The chart of the GBP/USD currency pair was seen to continue its upward trend at a slow pace yesterday as the US dollar continued to weaken under the influence of the published ADP employment data report.
After testing the highs at 1.31700 last Wednesday, the price once again approached that zone on yesterday's rise.
However, the target level at 1.32000 has still not been successfully touched with the price moving horizontally today (Friday) throughout the Asian session above the 1.31700 level.
Price movement remains on a bullish trend above the Moving Average 50 (MA50) support line on the 1-hour timeframe on the GBP/USD chart, but investors are wary of any possibility of trading in the later sessions of the week.

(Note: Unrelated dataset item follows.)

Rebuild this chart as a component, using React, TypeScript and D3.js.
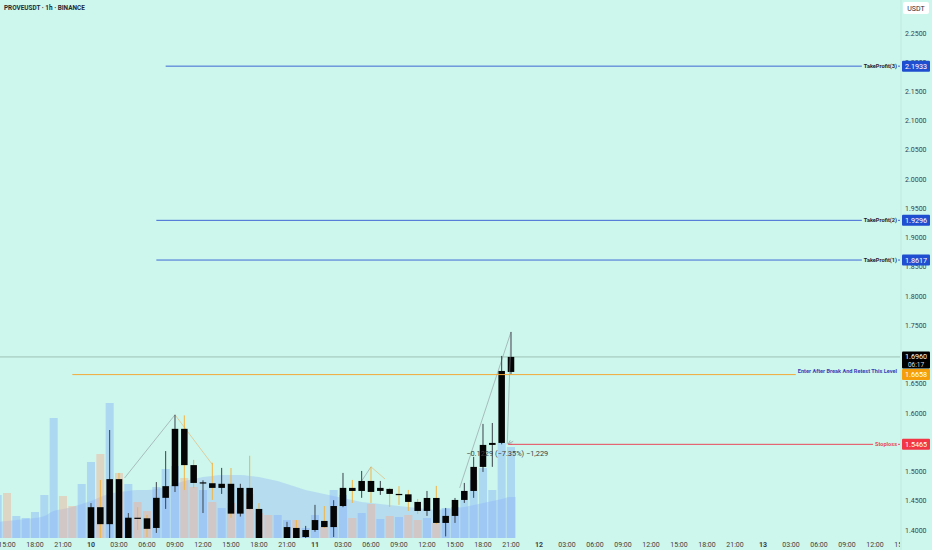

The focus will be on the NFP employment data report in the New York session shortly, which is expected to have a major impact on the market, especially the US dollar currency.
This will be an important indicator to the Federal Reserve (Fed) for the evaluation of the labor sector before the decision of the September FOMC meeting that is approaching.
For bullish expectations if it continues on the GBP/USD chart, 1.32000 is the closest resistance to be tested.
Breaking through that resistance will prompt a higher rally with the target being at the previously reached highs of around 1.32700.
However, if the reaction after the NFP report is published sees prices plummet, support at 1.31000 will be targeted again.
If the break-through price is lower, it will be a bearish signal for the price with the expectation that the 1.30000 level will be reached.